Reshaping life
Today’s readings: Zech 9, 9-10; Rom 8, 9.11-13; Matt 11, 25-30. One of the lessons we learn in life sooner or later is that we need to look after ourselves and treat ourselves gently. With time we discover how fragile and vulnerable our body, heart and...
Today’s readings: Zech 9, 9-10; Rom 8, 9.11-13; Matt 11, 25-30.
One of the lessons we learn in life sooner or later is that we need to look after ourselves and treat ourselves gently. With time we discover how fragile and vulnerable our body, heart and life really are. True inner freedom cannot be found unless the body is given time to rest.
The Jesus who is speaking in the gospel today is gentle and humble of heart. Jesus not always speaks in this tone. But here he seems to be making no particular demands, he means no coercion. He is only inviting. He invites us mainly to trust in him and to open our eyes not to be too busy or too anxious about maintaining things as they are or as they have been up to now. Jesus invites us to make life a better place.
What is offered in this invitation is not revealed to all, only to those able to trust and ready to receive a gift. The second reading, from Paul’s letter to Romans, spells this out clearly: “There is no necessity for us to obey our unspiritual selves or to live unspiritual lives. If you do live in that way, you are doomed to die.”
Today we are being invited away from our contradictions. Jesus invites particularly those who prefer to live in denial and to die slowly. He addresses those who are weary and overburdened. He promises rest.
Besides, once the invitation is accepted, he promises that the yoke will be easy and the burden light. He does not promise to remove the yoke and the burden, but guarantees that trust in him can provide a different outlook on life.
What is it that makes us weary? We would be prompted to answer by pointing to hard work or heavy schedules and to point out the need of a break. But we cannot always just go off on a holiday. Even our holidays at times fail to refresh our spirits.
What probably makes us weary is when it is daily required of us not to be who we are and not to live our own lives. As Walter Brueggemann writes in his book Mandate to Difference, we are constrained to contradict what we know best about ourselves and what we love most about our life.
“Ask me whether what I have done is my life,” writes William Stafford in his poem Ask Me. Parker Palmer, commenting on this in his book Let Your Life Speak, writes: “For some, those words will be nonsense, nothing more than a poet’s loose way with language and logic. But for others the poet’s words will be precise, piercing and disquieting.”
We sometimes catch a glimpse of our true life, asking ourselves what are we meant to do and what are we meant to be.
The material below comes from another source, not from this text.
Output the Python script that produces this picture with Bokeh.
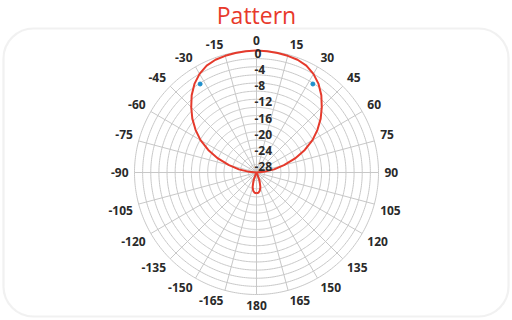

In his book Seeing Beyond Depression, Jean Vanier writes: “There is a real danger, when the powers of sadness and inner emptiness, and the need to throw ourselves into feverish activity or kinds of entertainment, control us”.
Our exhaustion is rooted in anxiety, which comes from our mistrust. Today’s readings speak of the need to refresh ourselves as body and spirit. Otherwise we end up being schizophrenic. We are always responding not to the gentleness of Jesus but to the demands of our bosses, schedules or duties, making life seem a futile struggle.
Exhaustion comes mostly from having to put on different masks with different people and in different situations. Exhaustion comes mostly from the demand to be other than we truly are meant to be. It requires too much energy to have to put up different facets, to be constrained to live falsely.
There is no heavier burden in life than the sense of futility in what we do and the inner emptiness that follows. The “come to me” of Jesus can be an exit from our daily regime which at times is simply suffocating.
In the first reading this was the dream of the prophet Zechariah for his people’s liberation from a dominant culture. Zechariah is witness of Israel’s hope for a politically serious recovery. We need to have political will about our own recovery, and at some stage find the courage to stop and trust the Lord of life.